8.1 Push command with stale OCC

  • Detection: OCC conflict.
  • Compensation: server returns OCC_CONFLICT; client surfaces conflict view; technician re-fetches.
  • Test: integration/sync_push_occ.spec.ts.

8.2 Push commands batch partial failure

  • Detection: per-command result.
  • Compensation: other WOs proceed; failed WO's subsequent commands in the batch are skipped (server breaks at first failure per-WO).
  • Test: integration/sync_push_partial.spec.ts.

8.3 Device clock far skewed

  • Detection: server compares deviceClock vs serverNow.
  • Compensation: if skew > 15 min, push is rejected with MELMASTOON.SYS.CLOCK_SKEW_EXCESSIVE; technician syncs OS clock.
  • Test: integration/sync_clock_skew.spec.ts.

9. AI failures

9.1 Orchestrator timeout / 5xx

  • Compensation: fail-soft; WO created without AI assist; provenance logs failure.
  • Test: integration/ai_orchestrator_timeout.spec.ts.

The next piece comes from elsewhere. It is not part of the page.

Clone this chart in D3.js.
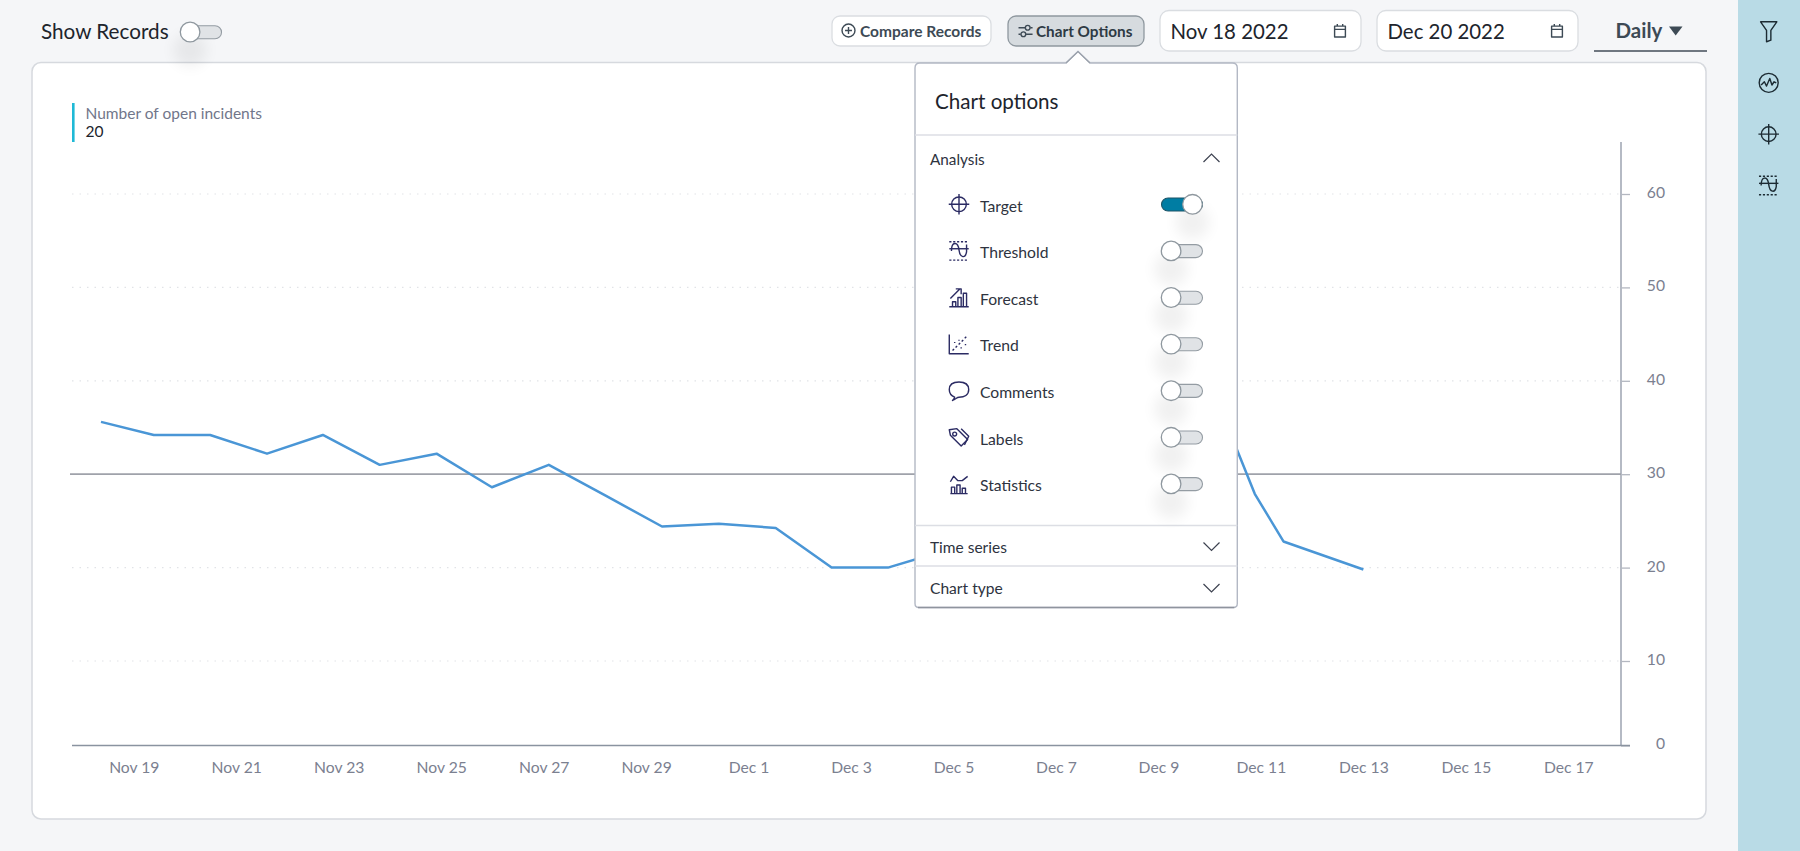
<!DOCTYPE html>
<html><head><meta charset="utf-8">
<script src="https://cdnjs.cloudflare.com/ajax/libs/d3/7.8.5/d3.min.js"></script>
<style>html,body{margin:0;padding:0;background:#f5f6f8;overflow:hidden}svg{display:block}text{font-family:Lato,sans-serif}</style>
</head><body><svg id="c" width="1800" height="851"></svg>
<script>
// ---- data ----
const dayOffsets = [-0.64,0.39,1.49,2.60,3.69,4.80,5.91,6.99,8.10,9.21,10.31,11.42,12.53,13.62,14.72,15.82,21.38,21.88,22.44,24.0];
const openIncidents = [35.6,34.2,34.2,32.2,34.2,31.0,32.2,28.6,31.0,27.7,24.4,24.7,24.25,20,20,21.8,34.7,27.9,22.8,19.8];
const targetValue = 30;
const xTickDays = [0,2,4,6,8,10,12,14,16,18,20,22,24,26,28];
const xTickLabels = ["Nov 19","Nov 21","Nov 23","Nov 25","Nov 27","Nov 29","Dec 1","Dec 3","Dec 5","Dec 7","Dec 9","Dec 11","Dec 13","Dec 15","Dec 17"];
const yTicks = [0,10,20,30,40,50,60];
const yKnots = [0,10,60,65.6];
const optionRows = ["Target","Threshold","Forecast","Trend","Comments","Labels","Statistics"];
const optionStates = [true,false,false,false,false,false,false];
const optionIcons = ["target","threshold","forecast","trend","comments","labels","statistics"];
const sideIcons = ["funnel","pulse","target","threshold"];
const legendLabel = "Number of open incidents";
const legendValue = "20";
const startDate = "Nov 18 2022", endDate = "Dec 20 2022";

const svg = d3.select("#c");
const defs = svg.append("defs");
defs.append("filter").attr("id","blur").attr("x","-100%").attr("y","-100%").attr("width","300%").attr("height","300%")
  .append("feGaussianBlur").attr("stdDeviation",7);

const T = (g,x,y,s,size,fill,weight,anchor)=>g.append("text").attr("x",x).attr("y",y).text(s)
  .attr("font-size",size).attr("fill",fill).attr("font-weight",weight||400).attr("text-anchor",anchor||"start");

// card
svg.append("rect").attr("x",32).attr("y",62.5).attr("width",1674).attr("height",756.5).attr("rx",9)
  .attr("fill","#fff").attr("stroke","#d6d9de").attr("stroke-width",1.5);
// sidebar
svg.append("rect").attr("x",1738).attr("y",0).attr("width",62).attr("height",851).attr("fill","#b9dbe6");

// scales
const x = d3.scaleLinear().domain([0,28]).range([133.8,1568.3]);
const y = d3.scaleLinear().domain(yKnots).range([745.5,661,194,142]);
const plotL = 72, plotR = 1621;

// grid
const grid = svg.append("g");
grid.selectAll("line").data(yTicks.filter(d=>d>0 && d!==targetValue)).join("line")
  .attr("x1",plotL).attr("x2",plotR).attr("y1",d=>y(d)).attr("y2",d=>y(d))
  .attr("stroke","#e1e3e7").attr("stroke-width",1.2).attr("stroke-dasharray","1.5 6");

// y axis
const yAxis = svg.append("g").attr("transform",`translate(${plotR},0)`)
  .call(d3.axisRight(y).tickValues(yTicks).tickSize(9).tickPadding(27).tickFormat(d3.format("d")));
yAxis.select(".domain").remove();
yAxis.selectAll(".tick line").attr("stroke","#b3b7c0").attr("stroke-width",1.3);
yAxis.selectAll(".tick text").attr("text-anchor","end").attr("x",44).attr("dy","0.22em")
  .attr("font-family","Lato,sans-serif").attr("font-size",15.7).attr("fill","#7b8090");
svg.append("line").attr("x1",plotR).attr("x2",plotR).attr("y1",y(65.6)).attr("y2",y(0))
  .attr("stroke","#b5bac4").attr("stroke-width",2);

// x axis
const xAxis = svg.append("g").attr("transform",`translate(0,${y(0)})`)
  .call(d3.axisBottom(x).tickValues(xTickDays).tickSize(0).tickPadding(16)
    .tickFormat((d,i)=>xTickLabels[i]));
xAxis.select(".domain").remove();
xAxis.selectAll(".tick text").attr("font-family","Lato,sans-serif").attr("font-size",15.7).attr("fill","#7b8090");
svg.append("line").attr("x1",plotL).attr("x2",plotR+9).attr("y1",y(0)).attr("y2",y(0))
  .attr("stroke","#8a93a0").attr("stroke-width",1.5);

// target line
svg.append("line").attr("x1",70).attr("x2",plotR).attr("y1",y(targetValue)).attr("y2",y(targetValue))
  .attr("stroke","#9fa2aa").attr("stroke-width",1.8);

// series
svg.append("path").datum(dayOffsets.map((d,i)=>[d,openIncidents[i]]))
  .attr("fill","none").attr("stroke","#4a96d6").attr("stroke-width",2.5).attr("stroke-linejoin","round")
  .attr("d",d3.line().x(d=>x(d[0])).y(d=>y(d[1])));

// legend
svg.append("rect").attr("x",72).attr("y",103).attr("width",2.6).attr("height",39).attr("fill","#1fb9d6");
T(svg,85.5,119,legendLabel,15.5,"#71768a");
T(svg,85.5,137,legendValue,15.5,"#20242c");

// icon library
function icon(g,name,cx,cy,col){
  const i=g.append("g").attr("transform",`translate(${cx},${cy}) scale(1.08)`).attr("fill","none").attr("stroke",col).attr("stroke-width",1.3)
    .attr("stroke-linejoin","round");
  const P=(d,extra)=>{const p=i.append("path").attr("d",d);if(extra)Object.entries(extra).forEach(([k,v])=>p.attr(k,v));return p;};
  if(name==="target"){i.append("circle").attr("r",6.8);P("M-9.5 0H9.5M0-9.5V9.5");}
  if(name==="threshold"){P("M-9-8.5H9M-9 8.5H9",{"stroke-dasharray":"2 1.6"});P("M-9 -2H9");P("M-7 0C-7-9-1-9 0-1C1 7 6 7 7 1V-6");}
  if(name==="forecast"){P("M-9 8.5H9M-6 8.5V4H-3V8.5M-1 8.5V0H2V8.5M4 8.5V-4H7V8.5M-8 1L1-8M-3-8H2V-3");}
  if(name==="trend"){P("M-9-9V9H9");P("M-6 6L7-7",{"stroke-dasharray":"2 2"});P("M-4-2v1M0-4v1M2 3v1M6 0v1");}
  if(name==="comments"){P("M-6 9C-4 7-4 6-4 6C-7 5-9 2-9-1C-9-6-5-8 0-8C5-8 9-6 9-1C9 4 5 6 0 6C-2 6-3 8-6 9Z");}
  if(name==="labels"){P("M-9-7L-2-8L8 2L2 8L-8-2Z");i.append("circle").attr("cx",-4).attr("cy",-3).attr("r",1.8);P("M2-8L9-1L5 7");}
  if(name==="statistics"){P("M-8 9H8M-7 9V3H-4V9M-2 9V1H1V9M3 9V4H6V9M-8-2L-5-7L-1-3L3-3L8-7");}
  if(name==="funnel"){P("M-7.5-9H7.5L2-1V8L-2 9.5V-1Z");}
  if(name==="pulse"){i.append("circle").attr("r",8.8);P("M-7 2L-4-1L-2 3L1-4L3 2L5-1L7 0");}
  if(name==="plus"){i.append("circle").attr("r",6);P("M-3.2 0H3.2M0-3.2V3.2");}
  if(name==="sliders"){P("M-6-3H0M5-3H7M-6 3H-4M1 3H7");i.append("circle").attr("cx",2.5).attr("cy",-3).attr("r",2.2);i.append("circle").attr("cx",-1.5).attr("cy",3).attr("r",2.2);}
  if(name==="calendar"){P("M-5-4.5H5V5.5H-5ZM-5-1.5H5M-2.5-6.5V-4.5M2.5-6.5V-4.5");}
  return i;
}

// shadow + toggle
function toggle(g,left,cy,on){
  const knob = on? left+31 : left+9.6;
  g.append("circle").attr("cx",knob).attr("cy",cy+18).attr("r",17).attr("fill","#000").attr("opacity",.055).attr("filter","url(#blur)");
  g.append("rect").attr("x",left).attr("y",cy-6.3).attr("width",41).attr("height",13).attr("rx",6.5)
    .attr("fill",on?"#007da3":"#e0e3e6").attr("stroke",on?"#1d5568":"#949ca3").attr("stroke-width",1.1);
  g.append("circle").attr("cx",knob).attr("cy",cy).attr("r",9.8).attr("fill","#fff").attr("stroke","#8f989f").attr("stroke-width",1.3);
}

// top bar
T(svg,41,39,"Show Records",20.7,"#20242c");
toggle(svg,180.5,32,false);

svg.append("rect").attr("x",832).attr("y",16).attr("width",159).attr("height",30).attr("rx",8).attr("fill","#fff").attr("stroke","#dadde1").attr("stroke-width",1.3);
icon(svg,"plus",848.5,30.5,"#3d4a55");
T(svg,860,36.5,"Compare Records",15.5,"#3d4a55",700);
svg.append("rect").attr("x",1008).attr("y",16).attr("width",136).attr("height",30).attr("rx",8).attr("fill","#d6dbdf").attr("stroke","#8f989f").attr("stroke-width",1.3);
icon(svg,"sliders",1025,31,"#3d4a55");
T(svg,1036,36.5,"Chart Options",15.3,"#2e3a44",700);

[[1160,startDate],[1377,endDate]].forEach(([l,s])=>{
  svg.append("rect").attr("x",l).attr("y",10.5).attr("width",201).attr("height",40.5).attr("rx",9).attr("fill","#fff").attr("stroke","#dadde1").attr("stroke-width",1.3);
  T(svg,l+10.5,39,s,20.4,"#20242c");
  icon(svg,"calendar",l+180,31,"#3d4a55");
});
T(svg,1615.5,38,"Daily",20.5,"#3d4a55",700);
svg.append("path").attr("d",d3.line()([[1669,26.5],[1682.5,26.5],[1675.7,35.5]])).attr("fill","#3d4a55");
svg.append("line").attr("x1",1594).attr("x2",1707).attr("y1",51).attr("y2",51).attr("stroke","#6f7780").attr("stroke-width",2);

// side icons
const sideY = d3.scalePoint().domain(sideIcons).range([31.5,185.5]);
sideIcons.forEach(n=>icon(svg,n,1768.7,sideY(n),"#1c2b33"));

// popup
const pop = svg.append("g");
const pL=915,pR=1237.3,pT=63,pB=607.5,cx=1078;
pop.append("path").attr("d",`M${pL} ${pT+5}Q${pL} ${pT} ${pL+5} ${pT}H${cx-12}L${cx} 51.5L${cx+12} ${pT}H${pR-5}Q${pR} ${pT} ${pR} ${pT+5}V${pB-4}Q${pR} ${pB} ${pR-4} ${pB}H${pL+4}Q${pL} ${pB} ${pL} ${pB-4}Z`)
  .attr("fill","#fff").attr("stroke","#b3b8c4").attr("stroke-width",1.4);
pop.append("path").attr("d",`M${pL+3} ${pB}H${pR-3}`).attr("stroke","#8f949e").attr("stroke-width",1.6);
pop.append("path").attr("d",`M${cx-12} ${pT}L${cx} 51.5L${cx+12} ${pT}`).attr("fill","none").attr("stroke","#9aa1ab").attr("stroke-width",1.2);
T(pop,935,108.5,"Chart options",20.6,"#20242c");
[135,525.5,566].forEach(v=>pop.append("line").attr("x1",pL).attr("x2",pR).attr("y1",v).attr("y2",v).attr("stroke","#dcdee4").attr("stroke-width",1.6));
const chevron=(cy,up)=>pop.append("path").attr("d",up?`M1203.5 ${cy+4}L1211.5 ${cy-4}L1219.5 ${cy+4}`:`M1203.5 ${cy-4}L1211.5 ${cy+4}L1219.5 ${cy-4}`)
  .attr("fill","none").attr("stroke","#3d4250").attr("stroke-width",1.2);
T(pop,930,164.5,"Analysis",15.3,"#2e3340"); chevron(158,true);
T(pop,930,552.5,"Time series",15.5,"#2e3340"); chevron(546.5,false);
T(pop,930,593.5,"Chart type",15.6,"#2e3340"); chevron(588,false);
const rowY = d3.scalePoint().domain(optionRows).range([204.3,483.9]);
optionRows.forEach((r,i)=>{
  const cy=rowY(r);
  icon(pop,optionIcons[i],959,cy,"#2b2b63");
  T(pop,980,cy+7.2,r,15.7,"#2e3340");
  toggle(pop,1161.5,cy,optionStates[i]);
});
</script></body></html>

9.2 Model returns invalid enum

  • Compensation: discard and log; do not persist; fall back to staff input.
  • Test: integration/ai_invalid_enum.spec.ts.

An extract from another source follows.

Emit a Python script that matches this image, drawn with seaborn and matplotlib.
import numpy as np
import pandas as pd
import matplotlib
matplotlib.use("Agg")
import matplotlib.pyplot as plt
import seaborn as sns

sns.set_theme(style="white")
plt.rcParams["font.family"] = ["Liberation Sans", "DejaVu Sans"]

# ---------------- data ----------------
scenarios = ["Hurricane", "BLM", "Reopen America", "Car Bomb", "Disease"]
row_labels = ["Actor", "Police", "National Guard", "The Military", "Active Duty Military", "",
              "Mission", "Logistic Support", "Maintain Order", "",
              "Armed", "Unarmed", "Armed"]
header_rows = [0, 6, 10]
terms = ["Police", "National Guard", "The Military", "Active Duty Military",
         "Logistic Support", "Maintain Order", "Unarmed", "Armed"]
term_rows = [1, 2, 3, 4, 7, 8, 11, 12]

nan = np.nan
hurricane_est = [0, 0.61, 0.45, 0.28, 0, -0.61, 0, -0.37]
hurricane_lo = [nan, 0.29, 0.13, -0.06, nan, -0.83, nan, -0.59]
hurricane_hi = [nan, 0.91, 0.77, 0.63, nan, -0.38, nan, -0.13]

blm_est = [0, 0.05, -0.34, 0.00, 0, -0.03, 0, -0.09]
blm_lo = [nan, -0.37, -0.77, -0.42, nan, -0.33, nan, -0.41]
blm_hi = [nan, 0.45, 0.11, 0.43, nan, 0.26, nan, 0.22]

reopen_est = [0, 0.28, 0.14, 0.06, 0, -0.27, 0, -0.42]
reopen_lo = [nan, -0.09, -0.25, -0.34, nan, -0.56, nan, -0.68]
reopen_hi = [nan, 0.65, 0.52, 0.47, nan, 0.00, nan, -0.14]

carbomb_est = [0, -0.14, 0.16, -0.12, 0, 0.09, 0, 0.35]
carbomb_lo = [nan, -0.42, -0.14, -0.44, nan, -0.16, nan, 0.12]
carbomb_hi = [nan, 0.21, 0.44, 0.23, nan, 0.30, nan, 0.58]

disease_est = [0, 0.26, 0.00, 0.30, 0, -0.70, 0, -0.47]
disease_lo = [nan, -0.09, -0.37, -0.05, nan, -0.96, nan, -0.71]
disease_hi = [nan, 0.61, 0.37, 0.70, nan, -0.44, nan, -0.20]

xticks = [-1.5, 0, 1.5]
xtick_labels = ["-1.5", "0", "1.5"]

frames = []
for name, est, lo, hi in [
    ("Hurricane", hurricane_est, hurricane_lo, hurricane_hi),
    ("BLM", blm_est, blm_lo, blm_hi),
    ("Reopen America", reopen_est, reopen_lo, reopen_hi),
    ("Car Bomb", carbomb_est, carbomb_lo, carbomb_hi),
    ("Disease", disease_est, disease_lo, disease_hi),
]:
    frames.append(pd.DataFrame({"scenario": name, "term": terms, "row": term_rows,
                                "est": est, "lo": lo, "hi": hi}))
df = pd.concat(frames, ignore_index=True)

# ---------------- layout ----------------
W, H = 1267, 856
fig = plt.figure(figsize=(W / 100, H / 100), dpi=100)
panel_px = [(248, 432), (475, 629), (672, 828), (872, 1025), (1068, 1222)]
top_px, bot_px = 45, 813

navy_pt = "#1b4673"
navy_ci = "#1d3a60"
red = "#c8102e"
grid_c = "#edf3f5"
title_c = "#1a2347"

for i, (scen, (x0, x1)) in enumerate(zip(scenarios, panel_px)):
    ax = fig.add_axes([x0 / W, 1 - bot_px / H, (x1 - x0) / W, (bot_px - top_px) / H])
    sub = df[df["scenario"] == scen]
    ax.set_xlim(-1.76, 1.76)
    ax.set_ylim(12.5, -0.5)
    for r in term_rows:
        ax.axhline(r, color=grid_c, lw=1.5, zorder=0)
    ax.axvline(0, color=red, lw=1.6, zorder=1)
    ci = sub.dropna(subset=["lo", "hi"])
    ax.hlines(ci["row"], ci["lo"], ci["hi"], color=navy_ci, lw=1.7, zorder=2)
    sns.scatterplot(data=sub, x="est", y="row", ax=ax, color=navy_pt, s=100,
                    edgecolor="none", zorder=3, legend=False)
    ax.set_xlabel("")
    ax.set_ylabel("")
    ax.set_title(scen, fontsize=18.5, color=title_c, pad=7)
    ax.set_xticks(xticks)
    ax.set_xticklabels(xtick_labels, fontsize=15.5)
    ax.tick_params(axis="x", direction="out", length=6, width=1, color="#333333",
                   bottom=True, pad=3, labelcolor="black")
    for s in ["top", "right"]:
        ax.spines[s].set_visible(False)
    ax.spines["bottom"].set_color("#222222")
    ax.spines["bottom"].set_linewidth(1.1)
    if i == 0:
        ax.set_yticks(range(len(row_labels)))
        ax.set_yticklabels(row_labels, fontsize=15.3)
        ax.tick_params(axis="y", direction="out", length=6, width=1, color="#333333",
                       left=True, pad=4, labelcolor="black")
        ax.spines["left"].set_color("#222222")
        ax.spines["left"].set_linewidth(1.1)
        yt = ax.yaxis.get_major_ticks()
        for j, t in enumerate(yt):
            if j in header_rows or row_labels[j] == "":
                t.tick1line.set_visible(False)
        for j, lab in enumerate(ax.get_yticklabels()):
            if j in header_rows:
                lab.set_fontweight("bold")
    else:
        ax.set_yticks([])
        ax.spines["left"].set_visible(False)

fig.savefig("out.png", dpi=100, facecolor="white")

9.3 Tenant AI budget exhausted

  • Compensation: fail-soft per capability matrix in AI_INTEGRATION.md §5; WO flow continues.
  • Test: integration/ai_budget_exhausted.spec.ts.

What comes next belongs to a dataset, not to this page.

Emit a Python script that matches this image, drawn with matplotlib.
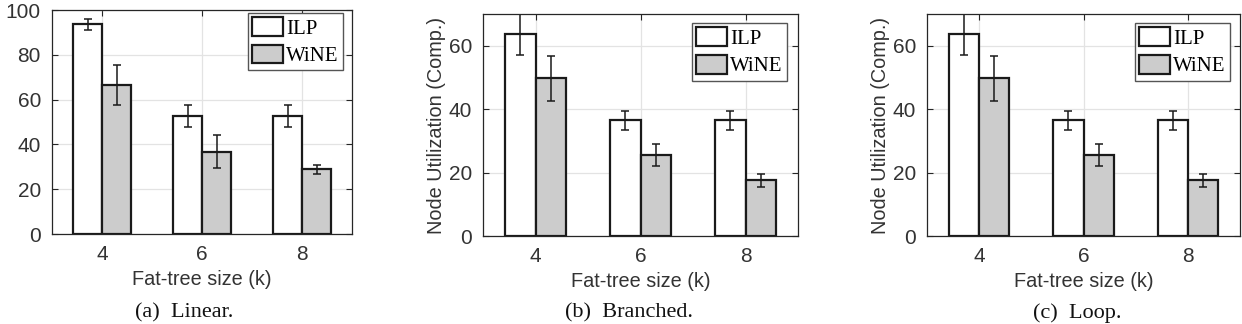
import matplotlib
matplotlib.use("Agg")
import matplotlib.pyplot as plt
import numpy as np

# data
sizes = ["4", "6", "8"]
series = ["ILP", "WiNE"]

linear_ilp = [93.6, 52.7, 52.7]
linear_ilp_err = [2.4, 4.8, 4.8]
linear_wine = [66.6, 36.8, 28.9]
linear_wine_err = [9.0, 7.4, 2.1]

branched_ilp = [63.7, 36.5, 36.5]
branched_ilp_err = [6.5, 3.0, 3.0]
branched_wine = [49.7, 25.5, 17.6]
branched_wine_err = [7.2, 3.4, 2.0]

loop_ilp = [63.7, 36.5, 36.5]
loop_ilp_err = [6.5, 3.0, 3.0]
loop_wine = [49.7, 25.5, 17.6]
loop_wine_err = [7.2, 3.4, 2.0]

captions = ["(a)  Linear.", "(b)  Branched.", "(c)  Loop."]
ylims = [(0, 100), (0, 70), (0, 70)]
yticks = [[0, 20, 40, 60, 80, 100], [0, 20, 40, 60], [0, 20, 40, 60]]

W, H = 1242, 324
fig = plt.figure(figsize=(W / 100, H / 100), dpi=100)

sans = ["Liberation Sans", "DejaVu Sans"]
serif = ["Liberation Serif", "DejaVu Serif"]
frame_col = "#262626"
fill_col = "#cccccc"

# axes boxes in pixels: left, top, right, bottom
boxes = [(52, 10, 352, 234), (483, 14, 798, 236), (927, 14, 1240, 236)]
legend_anchor = [(0.97, 0.987), (0.965, 0.959), (0.968, 0.959)]
caption_x = [184, 629, 1077]

panels = [
    (linear_ilp, linear_ilp_err, linear_wine, linear_wine_err),
    (branched_ilp, branched_ilp_err, branched_wine, branched_wine_err),
    (loop_ilp, loop_ilp_err, loop_wine, loop_wine_err),
]

x = np.arange(1, len(sizes) + 1)
bw = 0.29

for i, (ilp, ilp_e, wine, wine_e) in enumerate(panels):
    l, t, r, b = boxes[i]
    ax = fig.add_axes([l / W, 1 - b / H, (r - l) / W, (b - t) / H])
    ax.set_axisbelow(True)
    ax.grid(True, color="#e3e3e3", lw=0.9)

    ekw = dict(ecolor="#1a1a1a", elinewidth=1.1, capsize=3, capthick=1.1)
    ax.bar(x - bw / 2, ilp, bw, color="white", edgecolor="#1a1a1a", lw=1.6,
           yerr=ilp_e, error_kw=ekw, label=series[0])
    ax.bar(x + bw / 2, wine, bw, color=fill_col, edgecolor="#1a1a1a", lw=1.6,
           yerr=wine_e, error_kw=ekw, label=series[1])

    ax.set_xlim(0.5, 3.5)
    ax.set_ylim(*ylims[i])
    ax.set_xticks(x)
    ax.set_xticklabels(sizes)
    ax.set_yticks(yticks[i])
    ax.tick_params(direction="in", length=4, width=0.8, colors=frame_col,
                   labelsize=15, top=True, right=True, pad=8)
    for lab in ax.get_xticklabels() + ax.get_yticklabels():
        lab.set_family(sans)
        lab.set_color("#333333")
    for sp in ax.spines.values():
        sp.set_color(frame_col)
        sp.set_linewidth(0.9)

    ax.set_xlabel("Fat-tree size (k)", fontsize=14.3, family=sans, color="#333333", labelpad=4)
    if i > 0:
        ax.set_ylabel("Node Utilization (Comp.)", fontsize=14.3, family=sans,
                      color="#333333", labelpad=2)

    leg = ax.legend(loc="upper right", bbox_to_anchor=legend_anchor[i],
                    borderaxespad=0, fancybox=False, framealpha=1,
                    edgecolor="#555555", prop=dict(family=serif, size=15),
                    handlelength=1.5, handleheight=1.0, handletextpad=0.15,
                    borderpad=0.2, labelspacing=0.3)
    leg.get_frame().set_linewidth(1.0)

    fig.text(caption_x[i] / W, 1 - 313 / H, captions[i], ha="center", va="center",
             fontsize=16, family=serif, color="#111111")

fig.savefig("out.png", dpi=100)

10. Edge-case operational failures

10.1 High-severity WO opened on a room with an active reservation, no replacement available, guest already at desk

  • Detection: reservation.modification.failed.v1 with kind=room_change.
  • Compensation: WO escalated to GM; UI displays "guest waiting" banner; check-in saga (reservation-service) handles guest reaccommodation manually.
  • User impact: guest waits; GM intervenes.
  • Test: scripted E2E in staging.

10.2 Vendor invoice file upload fails

  • Detection: signed-URL upload returns 4xx; BFF surfaces; we never persist the WO change because the file ref was never confirmed.
  • Compensation: retry; or skip file upload, just record amount.
  • Test: BFF E2E.

10.3 Multiple lock health alerts for the same device in 1 second

  • Detection: inbox dedupe + (deviceId, alertCode, dayBucket) natural dedupe.
  • Compensation: at most one WO per dedupe bucket; subsequent alerts append a comment.
  • Test: integration/lock_alert_dedupe.spec.ts.

10.4 Generator run-hours regress (sensor or human input goes backward)

  • Detection: Asset.runHours is max-of per sync contract; but cloud-side direct REST update to a lower value is rejected with MELMASTOON.MAINTENANCE.ASSET_RUN_HOURS_REGRESSION.
  • Compensation: UI prompts: "current value is X, you entered Y. Confirm reset?" — if confirmed, RecordAssetHealthUpdateUseCase with force=true (audited).
  • Test: integration/asset_run_hours_regression.spec.ts.

10.5 Schedule nextDueAt regression after manual override

  • Detection: invariant #9.
  • Compensation: request rejected; UI explains that next-due cannot move backward without manually completing the in-flight schedule.
  • Test: domain/__tests__/schedule_next_due_regression.spec.ts.

11. Generic failure principles

  • Fail-soft on advisory dependencies (AI, notification dispatch, asset health forecaster) — primary flow continues, badge surfaced.
  • Fail-fast on authoritative dependencies (DB, auth, RLS) — return 5xx, let client retry.
  • Audit everything — every failure produces a structured log + a metric increment. Silent failures are bugs.
  • No partial state — every command writes WO + outbox in one transaction; either both happen or neither.